─── Dataset content

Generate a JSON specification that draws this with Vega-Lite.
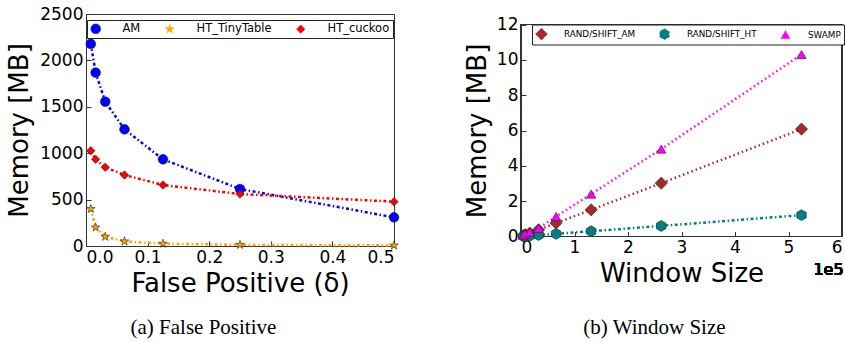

──────
─── Dataset content

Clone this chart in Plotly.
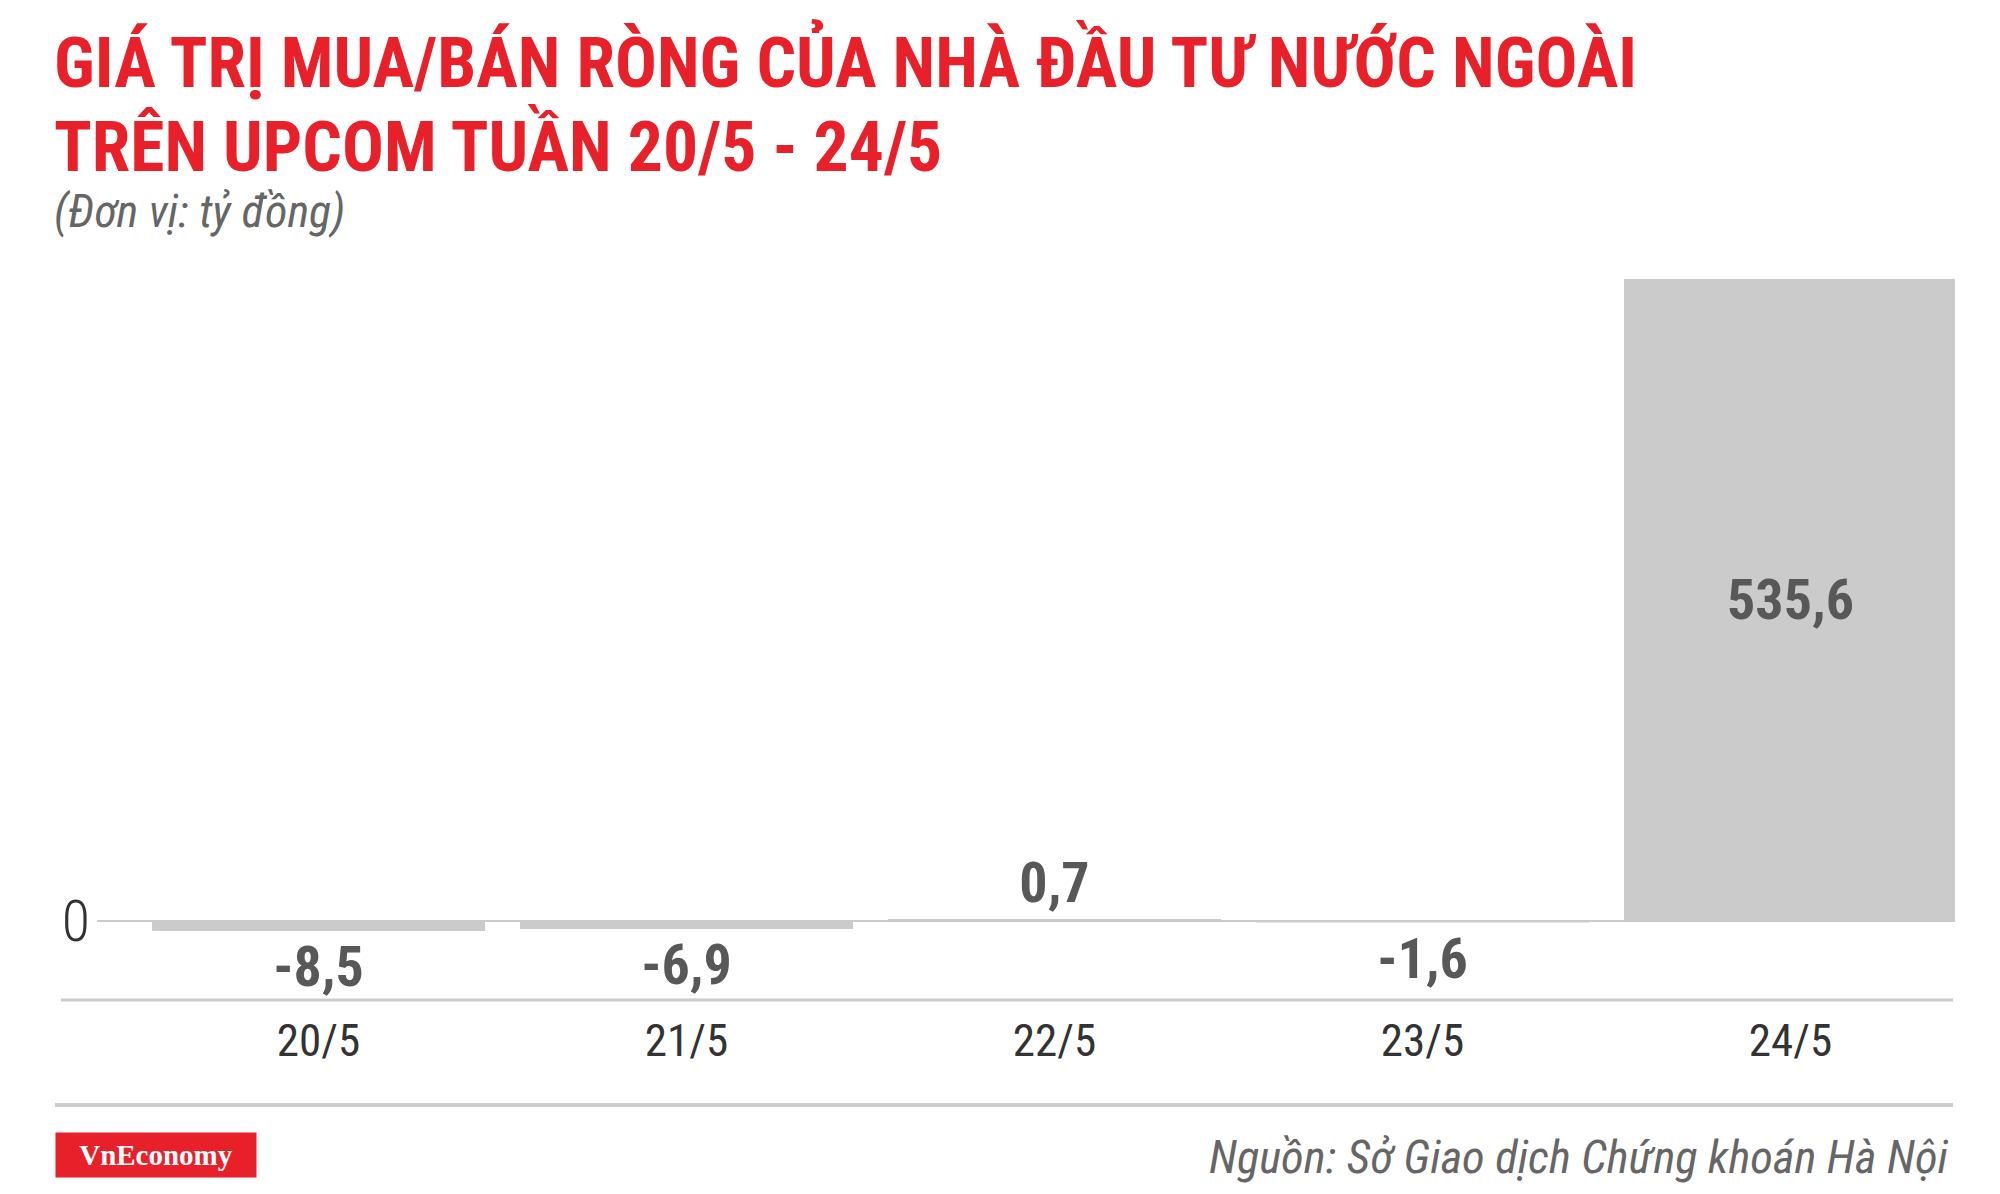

──────
─── Dataset content

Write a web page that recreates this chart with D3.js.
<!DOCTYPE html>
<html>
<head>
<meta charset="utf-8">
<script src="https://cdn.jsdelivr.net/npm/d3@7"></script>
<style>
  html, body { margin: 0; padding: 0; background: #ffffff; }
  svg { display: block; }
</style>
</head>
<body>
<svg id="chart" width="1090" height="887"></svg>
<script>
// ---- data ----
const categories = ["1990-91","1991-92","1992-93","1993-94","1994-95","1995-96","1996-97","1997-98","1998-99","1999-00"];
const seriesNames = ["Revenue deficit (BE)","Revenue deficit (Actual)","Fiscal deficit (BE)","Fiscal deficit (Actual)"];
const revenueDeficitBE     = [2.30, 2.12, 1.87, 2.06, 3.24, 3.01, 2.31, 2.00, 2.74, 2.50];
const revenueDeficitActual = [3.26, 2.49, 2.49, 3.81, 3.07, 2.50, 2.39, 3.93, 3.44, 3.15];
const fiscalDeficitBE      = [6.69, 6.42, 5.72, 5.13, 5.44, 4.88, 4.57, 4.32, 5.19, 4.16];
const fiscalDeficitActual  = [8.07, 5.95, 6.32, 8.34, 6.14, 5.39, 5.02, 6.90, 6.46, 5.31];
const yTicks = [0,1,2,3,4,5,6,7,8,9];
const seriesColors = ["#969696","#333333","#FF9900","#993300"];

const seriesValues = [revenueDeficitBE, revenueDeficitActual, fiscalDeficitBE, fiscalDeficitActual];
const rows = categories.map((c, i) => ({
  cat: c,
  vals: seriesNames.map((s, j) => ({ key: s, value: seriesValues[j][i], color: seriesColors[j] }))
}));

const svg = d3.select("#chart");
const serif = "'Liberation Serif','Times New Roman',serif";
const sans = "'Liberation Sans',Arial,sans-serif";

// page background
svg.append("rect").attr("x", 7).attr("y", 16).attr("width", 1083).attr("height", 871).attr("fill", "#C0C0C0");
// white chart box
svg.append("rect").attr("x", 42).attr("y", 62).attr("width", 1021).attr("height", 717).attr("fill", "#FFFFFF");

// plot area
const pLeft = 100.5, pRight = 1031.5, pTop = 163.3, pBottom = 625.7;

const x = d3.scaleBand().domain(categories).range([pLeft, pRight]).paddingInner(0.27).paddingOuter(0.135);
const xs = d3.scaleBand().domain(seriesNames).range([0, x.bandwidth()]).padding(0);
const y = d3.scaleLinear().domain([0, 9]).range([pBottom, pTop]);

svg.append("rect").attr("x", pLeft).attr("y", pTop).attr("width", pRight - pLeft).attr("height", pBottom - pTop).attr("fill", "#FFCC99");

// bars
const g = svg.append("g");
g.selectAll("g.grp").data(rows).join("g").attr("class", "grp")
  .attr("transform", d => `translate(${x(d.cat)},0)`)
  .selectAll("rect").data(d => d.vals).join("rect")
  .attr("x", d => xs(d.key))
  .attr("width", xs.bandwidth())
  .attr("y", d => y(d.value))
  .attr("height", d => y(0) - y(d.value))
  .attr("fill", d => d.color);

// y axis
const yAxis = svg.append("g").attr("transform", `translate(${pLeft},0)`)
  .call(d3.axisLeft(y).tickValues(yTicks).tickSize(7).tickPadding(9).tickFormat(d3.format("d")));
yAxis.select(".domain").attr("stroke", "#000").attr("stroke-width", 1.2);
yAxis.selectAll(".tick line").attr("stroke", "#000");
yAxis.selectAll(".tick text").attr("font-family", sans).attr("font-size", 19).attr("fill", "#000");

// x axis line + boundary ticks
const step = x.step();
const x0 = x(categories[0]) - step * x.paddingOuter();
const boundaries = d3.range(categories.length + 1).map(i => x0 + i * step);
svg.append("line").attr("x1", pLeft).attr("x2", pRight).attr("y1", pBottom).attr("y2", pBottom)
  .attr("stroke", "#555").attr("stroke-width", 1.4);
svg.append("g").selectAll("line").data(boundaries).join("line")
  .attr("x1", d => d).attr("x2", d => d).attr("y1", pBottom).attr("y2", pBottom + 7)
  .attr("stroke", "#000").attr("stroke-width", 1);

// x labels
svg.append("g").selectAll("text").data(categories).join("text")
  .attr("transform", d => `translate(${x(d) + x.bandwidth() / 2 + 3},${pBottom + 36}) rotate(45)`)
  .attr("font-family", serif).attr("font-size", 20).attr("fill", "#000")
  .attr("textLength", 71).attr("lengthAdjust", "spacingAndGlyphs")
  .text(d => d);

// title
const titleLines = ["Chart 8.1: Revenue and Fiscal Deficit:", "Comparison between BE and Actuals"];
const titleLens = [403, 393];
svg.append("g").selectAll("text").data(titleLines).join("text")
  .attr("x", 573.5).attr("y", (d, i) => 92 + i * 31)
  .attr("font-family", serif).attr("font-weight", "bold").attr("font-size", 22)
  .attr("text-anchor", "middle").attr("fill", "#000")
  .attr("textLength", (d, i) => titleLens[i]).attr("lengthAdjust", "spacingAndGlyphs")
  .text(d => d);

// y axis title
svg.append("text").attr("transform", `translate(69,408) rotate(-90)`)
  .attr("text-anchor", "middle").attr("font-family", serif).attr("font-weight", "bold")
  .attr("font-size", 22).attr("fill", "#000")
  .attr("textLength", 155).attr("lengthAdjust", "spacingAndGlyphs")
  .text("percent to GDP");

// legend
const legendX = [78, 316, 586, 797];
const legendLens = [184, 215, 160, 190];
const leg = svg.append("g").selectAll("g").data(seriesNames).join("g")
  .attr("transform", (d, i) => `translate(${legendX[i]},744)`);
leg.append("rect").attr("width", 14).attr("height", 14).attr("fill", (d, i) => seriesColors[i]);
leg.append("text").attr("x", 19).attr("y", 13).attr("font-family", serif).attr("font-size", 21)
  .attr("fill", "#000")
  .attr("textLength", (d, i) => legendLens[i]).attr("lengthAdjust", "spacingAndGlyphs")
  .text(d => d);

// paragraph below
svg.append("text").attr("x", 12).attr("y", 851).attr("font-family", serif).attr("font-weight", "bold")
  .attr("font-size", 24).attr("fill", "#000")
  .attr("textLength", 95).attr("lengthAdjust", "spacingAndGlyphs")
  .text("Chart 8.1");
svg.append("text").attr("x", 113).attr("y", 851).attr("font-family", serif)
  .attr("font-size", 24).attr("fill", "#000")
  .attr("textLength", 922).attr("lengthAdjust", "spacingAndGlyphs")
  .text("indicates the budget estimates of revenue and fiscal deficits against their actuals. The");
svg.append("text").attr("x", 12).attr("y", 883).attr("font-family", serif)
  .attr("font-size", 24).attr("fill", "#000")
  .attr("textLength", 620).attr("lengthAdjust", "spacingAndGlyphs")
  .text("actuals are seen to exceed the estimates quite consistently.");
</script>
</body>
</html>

──────

» Required task: Find all the lines containing "page" in the material, then copy them.

» Response to this task:
Write a web page that recreates this chart with D3.js.
// page background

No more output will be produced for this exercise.